We clearly have here findings of fact, supported by substantial evidence, which support the conclusion of law that Wallace violated Section 604 of The Insurance Department Act of 1921.
Nevertheless, we have great difficulty in accepting a penalty of $14,705 because of a failure to apply for a license which could have been obtained for $5.00. Our sense of propriety is even more disturbed by the fact that Wallace's failure to obtain the license may have been an honest oversight on his part and by the fact that, even after the first hearing in this case, the Insurance Commissioner saw fit to issue Wallace a license to sell casualty insurance for Safeguard.
However, we do recognize (1) that the record discloses that Wallace's sales of casualty policies for Safeguard generated over $600,000 in premiums and $196,000 in commissions during the two-year period in question; (2) that Section 639 empowers the Commissioner to impose a penalty of as much as one thousand dollars for each and every violation of Section 604; (3) that the Commissioner did impose a penalty of five dollars for each violation; and (4) that, most importantly, to modify the order would be to substitute our discretion for that of the Insurance Commissioner, which we may
[ 9 Pa. Commw. Page 572]
not do. State Real Estate Commission v. Farkas, 1 Pa. Commonwealth Ct. 134, 274 A.2d 238 (1971); State Real Estate Commission v. Bewley, 1 Pa. Commonwealth Ct. 85, 272 A.2d 531 (1971). Since there was not a manifest abuse of discretion in the imposition of the dollar penalty, this Court is duty bound to affirm the adjudication of the Insurance Commissioner.

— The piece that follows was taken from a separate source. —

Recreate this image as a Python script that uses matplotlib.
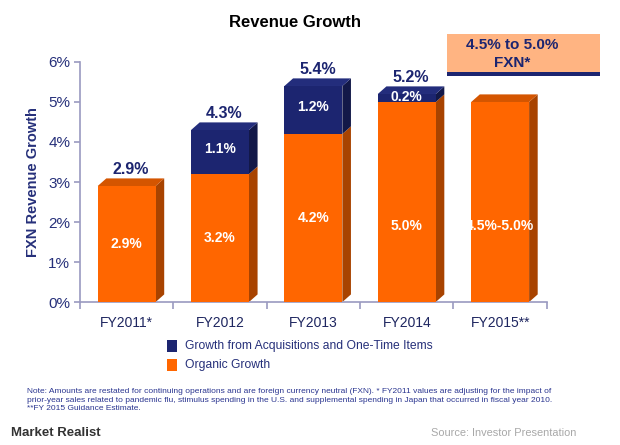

And now, this 31st day of July, 1973, the appeal of William E. Wallace from the adjudication, dated August 22, 1972, of the Insurance Commissioner of Pennsylvania is hereby dismissed and the said adjudication is hereby affirmed.

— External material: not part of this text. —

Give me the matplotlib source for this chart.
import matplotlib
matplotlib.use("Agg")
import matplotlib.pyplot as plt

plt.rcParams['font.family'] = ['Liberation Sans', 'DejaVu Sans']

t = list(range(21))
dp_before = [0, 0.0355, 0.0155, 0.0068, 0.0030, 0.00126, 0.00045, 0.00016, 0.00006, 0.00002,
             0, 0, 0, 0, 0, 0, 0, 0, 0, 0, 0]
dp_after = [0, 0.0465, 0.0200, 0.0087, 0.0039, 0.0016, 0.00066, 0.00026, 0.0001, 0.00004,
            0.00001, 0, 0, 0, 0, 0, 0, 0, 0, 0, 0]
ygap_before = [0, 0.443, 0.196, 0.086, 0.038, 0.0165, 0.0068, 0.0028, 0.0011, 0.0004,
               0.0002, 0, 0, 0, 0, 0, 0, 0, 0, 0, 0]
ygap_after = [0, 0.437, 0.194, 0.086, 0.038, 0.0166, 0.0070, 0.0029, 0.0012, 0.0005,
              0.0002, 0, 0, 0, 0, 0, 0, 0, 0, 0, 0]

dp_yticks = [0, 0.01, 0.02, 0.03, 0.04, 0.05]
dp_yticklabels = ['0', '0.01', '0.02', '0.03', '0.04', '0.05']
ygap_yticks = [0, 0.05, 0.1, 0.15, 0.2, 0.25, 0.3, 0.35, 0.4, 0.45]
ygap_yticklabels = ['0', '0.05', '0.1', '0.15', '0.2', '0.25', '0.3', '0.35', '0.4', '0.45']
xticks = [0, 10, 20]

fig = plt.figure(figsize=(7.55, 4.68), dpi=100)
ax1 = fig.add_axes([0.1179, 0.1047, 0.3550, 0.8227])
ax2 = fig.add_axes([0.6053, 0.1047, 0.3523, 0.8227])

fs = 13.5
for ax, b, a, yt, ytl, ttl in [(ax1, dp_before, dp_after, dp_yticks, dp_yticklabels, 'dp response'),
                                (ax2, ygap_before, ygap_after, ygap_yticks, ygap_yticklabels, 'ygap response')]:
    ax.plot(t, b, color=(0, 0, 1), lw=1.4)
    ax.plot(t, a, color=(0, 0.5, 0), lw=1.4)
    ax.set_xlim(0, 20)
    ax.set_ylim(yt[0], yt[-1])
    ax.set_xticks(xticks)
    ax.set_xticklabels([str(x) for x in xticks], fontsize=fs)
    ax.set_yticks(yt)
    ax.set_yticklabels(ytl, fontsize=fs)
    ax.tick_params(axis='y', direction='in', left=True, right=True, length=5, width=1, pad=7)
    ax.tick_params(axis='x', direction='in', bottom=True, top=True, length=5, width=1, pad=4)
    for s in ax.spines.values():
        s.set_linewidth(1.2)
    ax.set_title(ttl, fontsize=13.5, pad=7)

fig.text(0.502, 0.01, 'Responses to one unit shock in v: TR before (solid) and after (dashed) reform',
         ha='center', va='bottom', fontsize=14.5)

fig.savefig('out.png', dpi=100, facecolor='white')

Dissenting Opinion by Judge Rogers:
I respectfully dissent.
The record establishes that by invariable custom, Pennsylvania insurance companies transmit to the insurance department the applications of licensed brokers for the special license needed to sell their policies. These special licenses are issued to qualified brokers such as the appellant as a matter of course. One of the companies for whom the appellant was appointed to sell policies neglected to send his application for the special license or, as the company asserts, the application was sent by it but was lost in the mail or by the Department. In connection with, but incidental to, the investigation of an entirely different matter regarding the company in question, the Department ascertained that the appellant, who was selling policies, had not been issued the special license. There is not the slightest hint of any wrongdoing by the appellant. There is no suggestion that the appellant did not believe he had applied for a license or that one had issued, that he gained any advantage by not applying or that a license would not have issued as of course if the application
[ 9 Pa. Commw. Page 573]
had reached the proper office of the Department. Indeed, the Department issued the license upon appellant's application and payment of the $5.00 fee while these hearings were in progress. I believe, therefore, that the penalty of $14,705.00 imposed by the Commissioner was an outrageous exaction, accompanied as it was by a 60-day suspension. The relevancy to the propriety of the amount of the penalty of the facts that the appellant sold a lot of insurance and made substantial commissions, in the light of the clear fact that a license would have issued if the application had reached the Department, escapes me. The Commissioner is given the right to impose penalties for the purpose of punishing and thereby discouraging wrongdoing, not so that he may produce revenue for the Commonwealth.
I would modify the Commissioner's order by the reduction of the penalty to One thousand dollars ($1,000.00).